[SHORT EXERCISE]
Say the number of lines containing the string "with", and say nothing else.

[RECORD LIST]

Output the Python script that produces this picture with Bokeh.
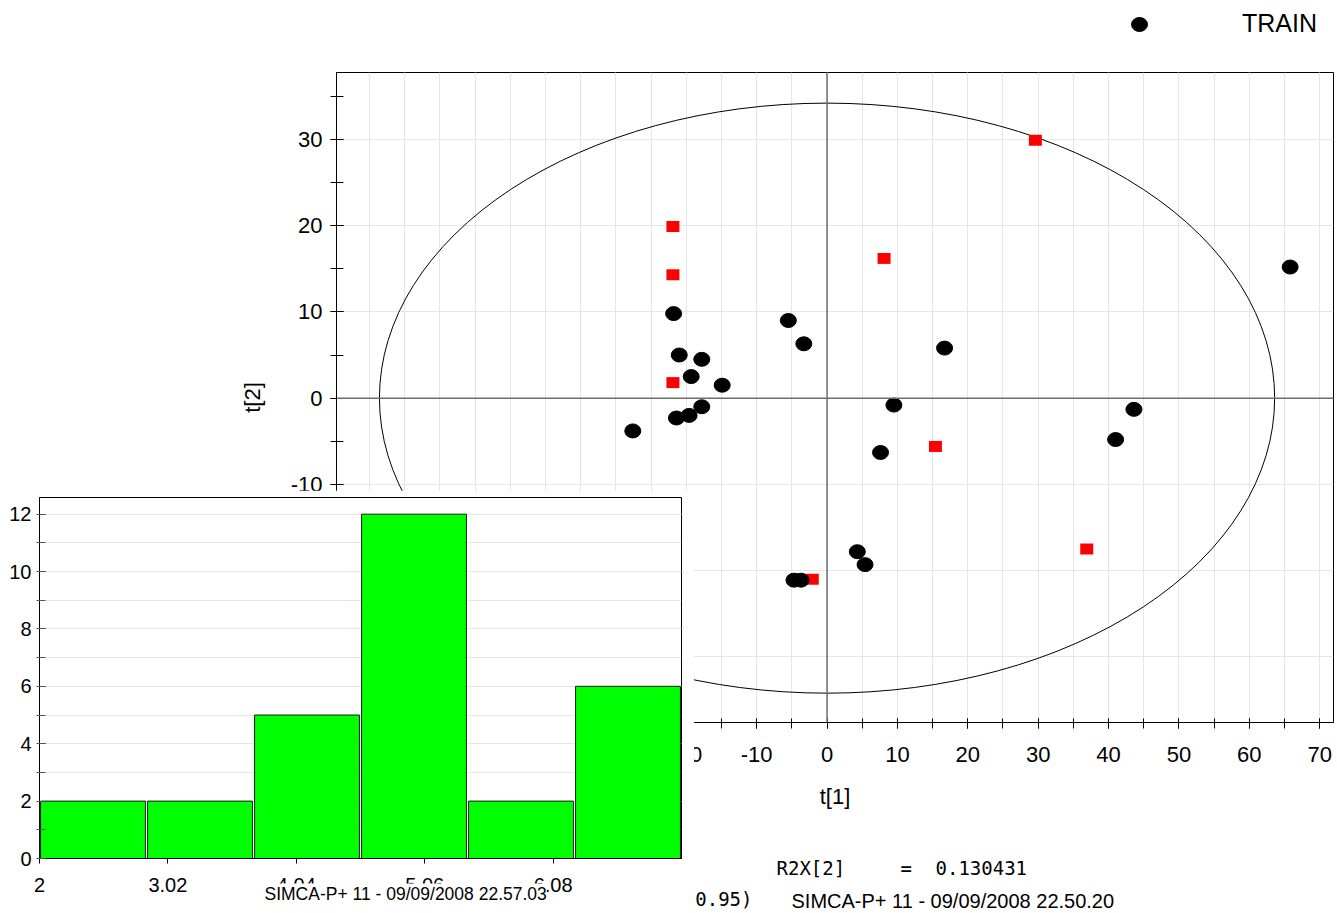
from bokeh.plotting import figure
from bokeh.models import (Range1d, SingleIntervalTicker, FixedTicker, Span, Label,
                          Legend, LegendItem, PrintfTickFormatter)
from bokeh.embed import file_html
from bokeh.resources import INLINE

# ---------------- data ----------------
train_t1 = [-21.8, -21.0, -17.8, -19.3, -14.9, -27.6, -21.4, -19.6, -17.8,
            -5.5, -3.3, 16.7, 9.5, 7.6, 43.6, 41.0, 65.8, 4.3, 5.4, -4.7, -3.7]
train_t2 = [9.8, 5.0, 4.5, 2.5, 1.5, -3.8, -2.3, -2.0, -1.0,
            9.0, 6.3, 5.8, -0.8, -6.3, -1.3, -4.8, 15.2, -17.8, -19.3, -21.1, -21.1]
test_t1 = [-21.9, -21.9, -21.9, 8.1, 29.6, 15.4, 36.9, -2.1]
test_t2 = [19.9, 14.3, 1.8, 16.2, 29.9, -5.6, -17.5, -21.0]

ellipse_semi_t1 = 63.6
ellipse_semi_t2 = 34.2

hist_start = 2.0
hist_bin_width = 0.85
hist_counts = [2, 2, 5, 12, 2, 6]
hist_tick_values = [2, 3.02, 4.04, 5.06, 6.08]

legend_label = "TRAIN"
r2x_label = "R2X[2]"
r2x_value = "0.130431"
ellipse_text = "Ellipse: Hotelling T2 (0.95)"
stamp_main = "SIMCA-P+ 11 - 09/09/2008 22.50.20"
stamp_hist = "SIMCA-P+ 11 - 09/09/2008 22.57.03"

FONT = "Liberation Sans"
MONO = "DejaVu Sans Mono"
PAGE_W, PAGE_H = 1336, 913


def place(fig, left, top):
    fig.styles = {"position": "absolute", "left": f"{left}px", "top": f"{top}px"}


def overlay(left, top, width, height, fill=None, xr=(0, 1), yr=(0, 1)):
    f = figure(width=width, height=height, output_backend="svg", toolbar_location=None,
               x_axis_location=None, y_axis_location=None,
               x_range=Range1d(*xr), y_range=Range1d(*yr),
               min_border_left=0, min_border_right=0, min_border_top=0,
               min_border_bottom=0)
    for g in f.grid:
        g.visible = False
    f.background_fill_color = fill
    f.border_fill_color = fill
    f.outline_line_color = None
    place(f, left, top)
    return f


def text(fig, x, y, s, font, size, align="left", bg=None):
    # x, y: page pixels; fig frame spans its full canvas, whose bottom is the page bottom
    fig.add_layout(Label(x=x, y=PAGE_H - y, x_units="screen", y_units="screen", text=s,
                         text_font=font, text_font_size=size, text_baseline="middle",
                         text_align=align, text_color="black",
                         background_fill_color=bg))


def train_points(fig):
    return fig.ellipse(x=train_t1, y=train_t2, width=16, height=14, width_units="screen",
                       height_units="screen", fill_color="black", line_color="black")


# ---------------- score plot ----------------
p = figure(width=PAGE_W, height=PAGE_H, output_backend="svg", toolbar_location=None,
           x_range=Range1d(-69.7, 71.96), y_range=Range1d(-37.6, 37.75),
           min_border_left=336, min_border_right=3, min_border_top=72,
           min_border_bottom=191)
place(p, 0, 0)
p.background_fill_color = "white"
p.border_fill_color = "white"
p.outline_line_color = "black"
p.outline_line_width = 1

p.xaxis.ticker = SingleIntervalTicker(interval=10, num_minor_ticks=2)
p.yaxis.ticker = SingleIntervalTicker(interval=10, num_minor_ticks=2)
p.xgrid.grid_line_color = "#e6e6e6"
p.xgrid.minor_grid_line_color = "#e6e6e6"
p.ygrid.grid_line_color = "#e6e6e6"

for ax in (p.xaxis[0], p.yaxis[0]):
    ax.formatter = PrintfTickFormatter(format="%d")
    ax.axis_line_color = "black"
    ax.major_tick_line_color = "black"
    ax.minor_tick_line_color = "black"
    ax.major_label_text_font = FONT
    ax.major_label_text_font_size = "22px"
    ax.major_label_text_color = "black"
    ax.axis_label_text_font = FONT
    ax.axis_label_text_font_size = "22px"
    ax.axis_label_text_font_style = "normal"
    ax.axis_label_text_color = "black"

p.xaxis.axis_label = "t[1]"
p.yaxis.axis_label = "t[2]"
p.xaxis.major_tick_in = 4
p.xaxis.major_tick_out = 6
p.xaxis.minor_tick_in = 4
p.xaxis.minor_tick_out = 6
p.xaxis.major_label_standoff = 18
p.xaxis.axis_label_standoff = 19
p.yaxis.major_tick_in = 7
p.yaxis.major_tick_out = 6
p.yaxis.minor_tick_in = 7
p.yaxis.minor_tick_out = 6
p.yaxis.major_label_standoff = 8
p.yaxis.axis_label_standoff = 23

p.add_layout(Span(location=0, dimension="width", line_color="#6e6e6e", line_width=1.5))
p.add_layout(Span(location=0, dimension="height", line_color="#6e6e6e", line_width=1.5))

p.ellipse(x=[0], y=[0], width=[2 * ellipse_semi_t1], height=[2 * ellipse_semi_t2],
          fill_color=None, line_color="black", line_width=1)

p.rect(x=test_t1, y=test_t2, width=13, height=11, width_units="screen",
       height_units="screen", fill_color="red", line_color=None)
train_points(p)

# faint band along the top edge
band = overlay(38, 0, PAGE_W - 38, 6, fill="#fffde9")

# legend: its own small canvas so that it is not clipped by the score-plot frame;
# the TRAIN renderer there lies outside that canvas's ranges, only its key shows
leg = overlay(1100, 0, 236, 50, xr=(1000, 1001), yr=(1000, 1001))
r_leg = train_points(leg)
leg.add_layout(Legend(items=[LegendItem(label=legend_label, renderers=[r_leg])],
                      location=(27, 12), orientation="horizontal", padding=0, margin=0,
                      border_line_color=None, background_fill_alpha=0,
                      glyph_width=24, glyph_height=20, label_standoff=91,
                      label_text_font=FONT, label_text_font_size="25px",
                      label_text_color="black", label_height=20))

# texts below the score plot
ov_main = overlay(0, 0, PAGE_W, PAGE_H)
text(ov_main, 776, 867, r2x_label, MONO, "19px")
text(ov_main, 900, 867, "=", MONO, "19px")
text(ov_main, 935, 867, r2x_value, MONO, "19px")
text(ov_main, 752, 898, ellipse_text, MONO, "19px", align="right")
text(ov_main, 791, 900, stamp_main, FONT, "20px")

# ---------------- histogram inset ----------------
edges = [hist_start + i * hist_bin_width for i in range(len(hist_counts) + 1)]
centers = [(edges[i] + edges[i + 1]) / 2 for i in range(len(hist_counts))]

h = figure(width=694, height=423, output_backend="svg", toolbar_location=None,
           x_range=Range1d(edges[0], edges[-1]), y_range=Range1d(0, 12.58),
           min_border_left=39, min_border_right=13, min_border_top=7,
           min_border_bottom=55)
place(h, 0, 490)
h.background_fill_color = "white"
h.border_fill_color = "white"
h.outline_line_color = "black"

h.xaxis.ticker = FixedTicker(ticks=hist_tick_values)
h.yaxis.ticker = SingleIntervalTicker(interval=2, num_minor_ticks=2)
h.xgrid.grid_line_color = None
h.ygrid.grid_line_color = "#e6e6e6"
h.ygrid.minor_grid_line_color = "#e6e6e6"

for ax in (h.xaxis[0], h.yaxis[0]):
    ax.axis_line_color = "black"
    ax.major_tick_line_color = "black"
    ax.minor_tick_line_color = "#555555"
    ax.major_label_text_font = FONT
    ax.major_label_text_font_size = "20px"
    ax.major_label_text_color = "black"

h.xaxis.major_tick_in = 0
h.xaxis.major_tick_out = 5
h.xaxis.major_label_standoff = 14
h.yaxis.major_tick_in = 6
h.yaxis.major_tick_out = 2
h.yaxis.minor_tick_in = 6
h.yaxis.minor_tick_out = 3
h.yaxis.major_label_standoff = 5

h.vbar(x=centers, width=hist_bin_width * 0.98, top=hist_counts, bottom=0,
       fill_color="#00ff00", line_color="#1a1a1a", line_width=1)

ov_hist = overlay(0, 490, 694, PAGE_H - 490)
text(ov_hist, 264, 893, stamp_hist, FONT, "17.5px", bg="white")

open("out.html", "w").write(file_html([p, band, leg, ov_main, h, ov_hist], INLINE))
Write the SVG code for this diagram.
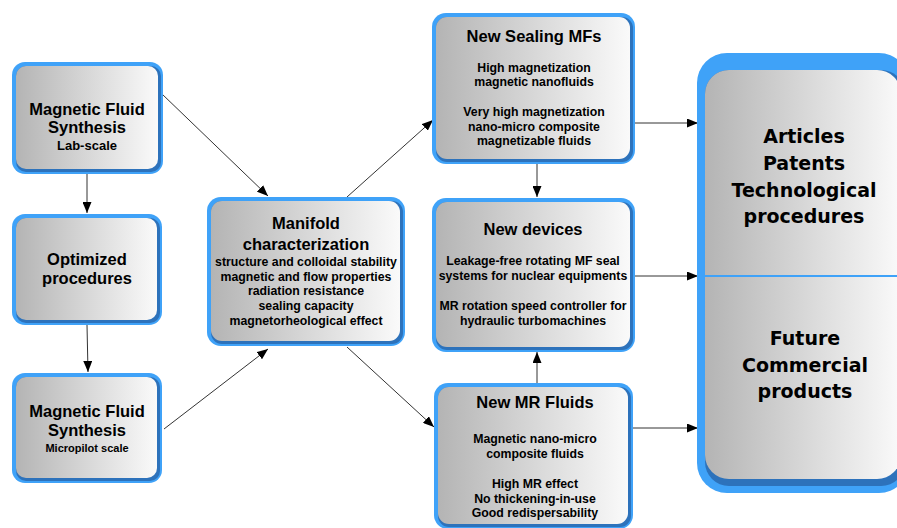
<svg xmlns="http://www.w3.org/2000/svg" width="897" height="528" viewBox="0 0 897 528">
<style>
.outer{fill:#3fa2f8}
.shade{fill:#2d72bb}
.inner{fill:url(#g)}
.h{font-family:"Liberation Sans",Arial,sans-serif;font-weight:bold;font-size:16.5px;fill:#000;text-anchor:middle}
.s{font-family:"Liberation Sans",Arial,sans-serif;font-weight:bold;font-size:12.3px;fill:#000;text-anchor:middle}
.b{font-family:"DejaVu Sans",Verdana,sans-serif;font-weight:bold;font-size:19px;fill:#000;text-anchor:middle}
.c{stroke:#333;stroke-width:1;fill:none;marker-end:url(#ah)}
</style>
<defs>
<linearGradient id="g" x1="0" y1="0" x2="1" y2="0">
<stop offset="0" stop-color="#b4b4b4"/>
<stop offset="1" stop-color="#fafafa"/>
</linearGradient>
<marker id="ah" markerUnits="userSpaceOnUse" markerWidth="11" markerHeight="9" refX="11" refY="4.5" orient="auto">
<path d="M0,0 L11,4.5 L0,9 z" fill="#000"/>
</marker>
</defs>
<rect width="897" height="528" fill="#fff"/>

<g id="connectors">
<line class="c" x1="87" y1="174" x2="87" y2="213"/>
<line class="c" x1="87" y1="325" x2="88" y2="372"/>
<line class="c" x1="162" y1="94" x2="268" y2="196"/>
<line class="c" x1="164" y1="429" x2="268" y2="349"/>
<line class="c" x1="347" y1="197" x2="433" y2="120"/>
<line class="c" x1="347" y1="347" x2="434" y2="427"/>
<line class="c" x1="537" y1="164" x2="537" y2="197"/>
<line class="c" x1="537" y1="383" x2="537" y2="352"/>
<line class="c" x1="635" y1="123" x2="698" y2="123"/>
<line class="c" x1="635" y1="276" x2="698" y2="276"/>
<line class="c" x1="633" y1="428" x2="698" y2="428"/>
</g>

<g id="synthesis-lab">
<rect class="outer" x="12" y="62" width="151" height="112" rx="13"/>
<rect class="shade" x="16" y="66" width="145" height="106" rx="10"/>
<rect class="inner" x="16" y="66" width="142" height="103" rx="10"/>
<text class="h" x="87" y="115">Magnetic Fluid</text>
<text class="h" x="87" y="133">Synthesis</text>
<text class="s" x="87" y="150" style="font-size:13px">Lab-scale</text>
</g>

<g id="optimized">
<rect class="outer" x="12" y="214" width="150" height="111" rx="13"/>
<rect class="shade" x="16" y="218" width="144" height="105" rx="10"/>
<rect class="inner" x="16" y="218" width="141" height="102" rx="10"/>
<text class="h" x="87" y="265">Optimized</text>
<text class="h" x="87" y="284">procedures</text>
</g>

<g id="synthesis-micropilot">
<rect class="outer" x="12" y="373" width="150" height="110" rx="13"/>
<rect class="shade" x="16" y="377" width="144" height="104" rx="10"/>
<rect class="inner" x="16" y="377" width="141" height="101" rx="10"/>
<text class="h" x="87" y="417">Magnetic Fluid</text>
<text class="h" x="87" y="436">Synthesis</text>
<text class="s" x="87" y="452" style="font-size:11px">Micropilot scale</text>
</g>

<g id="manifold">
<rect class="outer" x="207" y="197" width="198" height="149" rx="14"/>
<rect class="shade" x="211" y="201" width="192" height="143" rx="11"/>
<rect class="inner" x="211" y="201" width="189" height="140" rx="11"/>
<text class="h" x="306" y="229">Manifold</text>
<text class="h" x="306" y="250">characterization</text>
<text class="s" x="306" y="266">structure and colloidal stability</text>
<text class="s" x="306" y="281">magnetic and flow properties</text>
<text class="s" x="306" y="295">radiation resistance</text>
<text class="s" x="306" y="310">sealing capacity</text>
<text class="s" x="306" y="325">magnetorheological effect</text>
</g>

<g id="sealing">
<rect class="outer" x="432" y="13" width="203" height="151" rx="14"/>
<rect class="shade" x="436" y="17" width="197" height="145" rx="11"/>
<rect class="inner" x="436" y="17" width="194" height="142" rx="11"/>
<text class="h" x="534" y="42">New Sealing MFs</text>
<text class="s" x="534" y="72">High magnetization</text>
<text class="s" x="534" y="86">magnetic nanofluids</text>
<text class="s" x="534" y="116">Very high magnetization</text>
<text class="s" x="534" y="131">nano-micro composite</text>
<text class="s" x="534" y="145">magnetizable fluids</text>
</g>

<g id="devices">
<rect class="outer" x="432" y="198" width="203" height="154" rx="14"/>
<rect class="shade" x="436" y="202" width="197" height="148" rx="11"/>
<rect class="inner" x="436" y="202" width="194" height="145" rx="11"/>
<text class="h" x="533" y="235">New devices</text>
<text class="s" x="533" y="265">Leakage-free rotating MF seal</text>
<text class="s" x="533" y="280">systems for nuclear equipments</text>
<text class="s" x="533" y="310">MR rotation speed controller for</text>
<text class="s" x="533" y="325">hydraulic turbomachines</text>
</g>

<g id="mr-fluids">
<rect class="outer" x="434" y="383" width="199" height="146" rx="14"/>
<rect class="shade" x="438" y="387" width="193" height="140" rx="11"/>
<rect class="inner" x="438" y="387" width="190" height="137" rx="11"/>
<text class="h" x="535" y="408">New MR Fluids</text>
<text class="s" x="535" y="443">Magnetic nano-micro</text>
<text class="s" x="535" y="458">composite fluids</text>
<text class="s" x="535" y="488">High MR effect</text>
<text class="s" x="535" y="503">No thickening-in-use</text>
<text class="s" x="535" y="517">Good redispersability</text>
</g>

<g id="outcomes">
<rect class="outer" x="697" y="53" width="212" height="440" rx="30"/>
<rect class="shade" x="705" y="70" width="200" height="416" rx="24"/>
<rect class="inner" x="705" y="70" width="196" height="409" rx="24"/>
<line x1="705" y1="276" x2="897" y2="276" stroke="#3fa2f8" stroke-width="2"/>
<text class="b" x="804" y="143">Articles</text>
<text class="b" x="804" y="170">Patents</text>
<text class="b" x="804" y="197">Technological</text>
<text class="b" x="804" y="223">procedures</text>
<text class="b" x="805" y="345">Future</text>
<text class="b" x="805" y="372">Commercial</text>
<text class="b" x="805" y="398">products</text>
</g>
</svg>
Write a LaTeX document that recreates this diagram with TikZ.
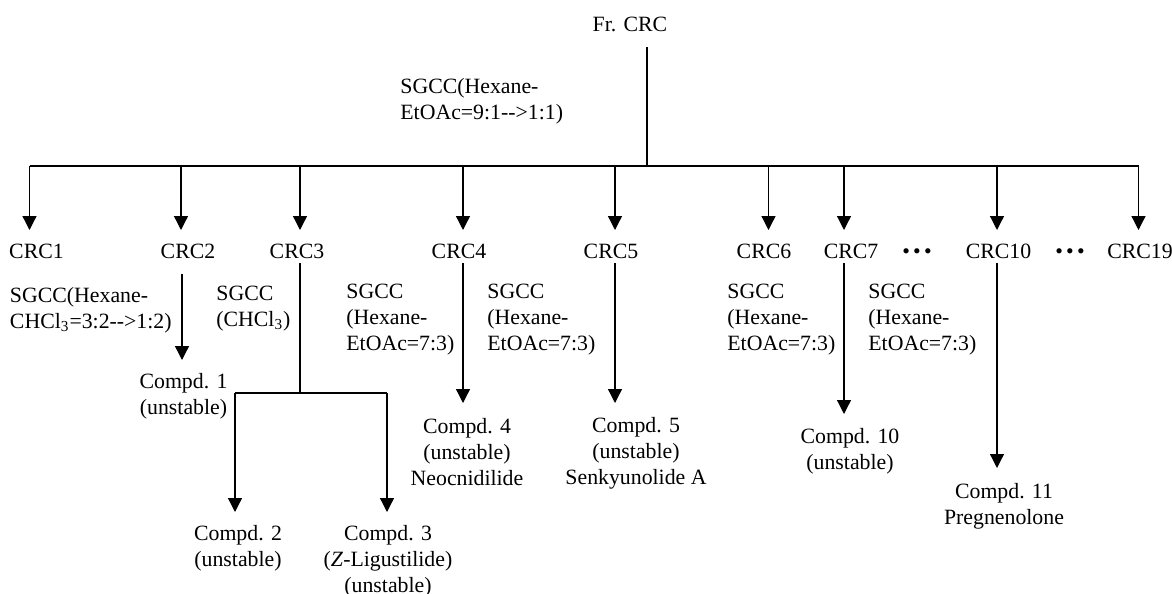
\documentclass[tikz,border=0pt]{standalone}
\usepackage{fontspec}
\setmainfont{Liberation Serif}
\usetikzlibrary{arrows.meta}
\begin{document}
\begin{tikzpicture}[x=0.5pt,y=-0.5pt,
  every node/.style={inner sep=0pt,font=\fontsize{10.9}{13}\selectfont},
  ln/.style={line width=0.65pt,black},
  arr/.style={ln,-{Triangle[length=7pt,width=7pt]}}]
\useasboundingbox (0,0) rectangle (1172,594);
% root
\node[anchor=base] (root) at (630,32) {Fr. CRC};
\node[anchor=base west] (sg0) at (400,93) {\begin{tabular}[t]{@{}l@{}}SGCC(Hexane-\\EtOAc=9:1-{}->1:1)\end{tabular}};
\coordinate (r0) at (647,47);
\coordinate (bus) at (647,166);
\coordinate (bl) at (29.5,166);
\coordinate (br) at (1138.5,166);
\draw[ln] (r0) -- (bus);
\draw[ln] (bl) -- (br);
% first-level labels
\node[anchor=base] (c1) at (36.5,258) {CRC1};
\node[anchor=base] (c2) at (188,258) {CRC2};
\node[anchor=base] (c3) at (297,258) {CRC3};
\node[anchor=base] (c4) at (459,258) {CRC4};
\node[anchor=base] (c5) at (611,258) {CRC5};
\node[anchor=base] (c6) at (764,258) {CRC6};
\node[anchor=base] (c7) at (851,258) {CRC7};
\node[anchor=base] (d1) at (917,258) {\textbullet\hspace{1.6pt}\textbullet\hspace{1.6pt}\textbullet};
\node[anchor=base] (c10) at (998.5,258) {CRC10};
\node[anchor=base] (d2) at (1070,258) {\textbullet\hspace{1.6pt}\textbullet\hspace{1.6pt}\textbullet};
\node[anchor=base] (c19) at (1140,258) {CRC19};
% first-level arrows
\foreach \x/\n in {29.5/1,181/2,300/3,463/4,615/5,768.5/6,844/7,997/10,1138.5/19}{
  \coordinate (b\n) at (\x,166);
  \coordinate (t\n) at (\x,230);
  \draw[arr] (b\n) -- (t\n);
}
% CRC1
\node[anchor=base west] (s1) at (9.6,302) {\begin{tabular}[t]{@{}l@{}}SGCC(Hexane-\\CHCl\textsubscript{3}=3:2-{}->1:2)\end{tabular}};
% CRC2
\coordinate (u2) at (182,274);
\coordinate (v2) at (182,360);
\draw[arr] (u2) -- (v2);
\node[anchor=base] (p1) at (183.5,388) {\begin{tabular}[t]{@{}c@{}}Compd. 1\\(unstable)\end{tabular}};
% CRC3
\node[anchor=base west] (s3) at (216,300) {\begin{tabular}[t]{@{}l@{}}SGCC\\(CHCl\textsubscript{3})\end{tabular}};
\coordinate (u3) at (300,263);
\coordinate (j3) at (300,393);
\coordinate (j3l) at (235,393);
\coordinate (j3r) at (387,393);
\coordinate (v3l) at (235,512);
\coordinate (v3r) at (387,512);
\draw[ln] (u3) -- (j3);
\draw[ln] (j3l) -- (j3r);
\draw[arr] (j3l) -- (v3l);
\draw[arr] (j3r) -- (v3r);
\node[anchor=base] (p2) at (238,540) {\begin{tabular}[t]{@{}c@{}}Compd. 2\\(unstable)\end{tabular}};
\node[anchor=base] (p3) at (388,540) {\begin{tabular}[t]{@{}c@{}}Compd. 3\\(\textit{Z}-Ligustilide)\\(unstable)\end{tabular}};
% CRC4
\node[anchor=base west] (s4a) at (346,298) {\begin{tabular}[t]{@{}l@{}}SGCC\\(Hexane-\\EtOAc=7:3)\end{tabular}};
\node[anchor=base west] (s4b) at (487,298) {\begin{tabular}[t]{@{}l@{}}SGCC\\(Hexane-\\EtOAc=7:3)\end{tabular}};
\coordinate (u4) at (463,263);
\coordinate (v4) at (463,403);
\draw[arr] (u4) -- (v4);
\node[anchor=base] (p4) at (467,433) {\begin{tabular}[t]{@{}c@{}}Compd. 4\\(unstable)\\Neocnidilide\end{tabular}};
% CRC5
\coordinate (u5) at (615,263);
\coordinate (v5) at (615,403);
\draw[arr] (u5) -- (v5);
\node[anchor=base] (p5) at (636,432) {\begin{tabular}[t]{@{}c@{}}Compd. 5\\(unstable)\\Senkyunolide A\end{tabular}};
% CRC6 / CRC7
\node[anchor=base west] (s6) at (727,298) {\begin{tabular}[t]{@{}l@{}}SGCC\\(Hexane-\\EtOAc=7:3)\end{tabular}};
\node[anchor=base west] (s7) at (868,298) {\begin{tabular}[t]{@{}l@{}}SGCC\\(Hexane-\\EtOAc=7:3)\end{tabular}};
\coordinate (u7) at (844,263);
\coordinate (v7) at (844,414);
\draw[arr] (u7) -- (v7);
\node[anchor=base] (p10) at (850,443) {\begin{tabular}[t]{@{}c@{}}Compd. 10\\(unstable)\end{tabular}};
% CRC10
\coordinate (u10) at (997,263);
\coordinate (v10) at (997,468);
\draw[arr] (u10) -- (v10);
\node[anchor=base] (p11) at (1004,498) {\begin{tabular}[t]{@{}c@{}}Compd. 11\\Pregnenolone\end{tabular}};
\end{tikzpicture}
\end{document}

[RESULT BELOW]
2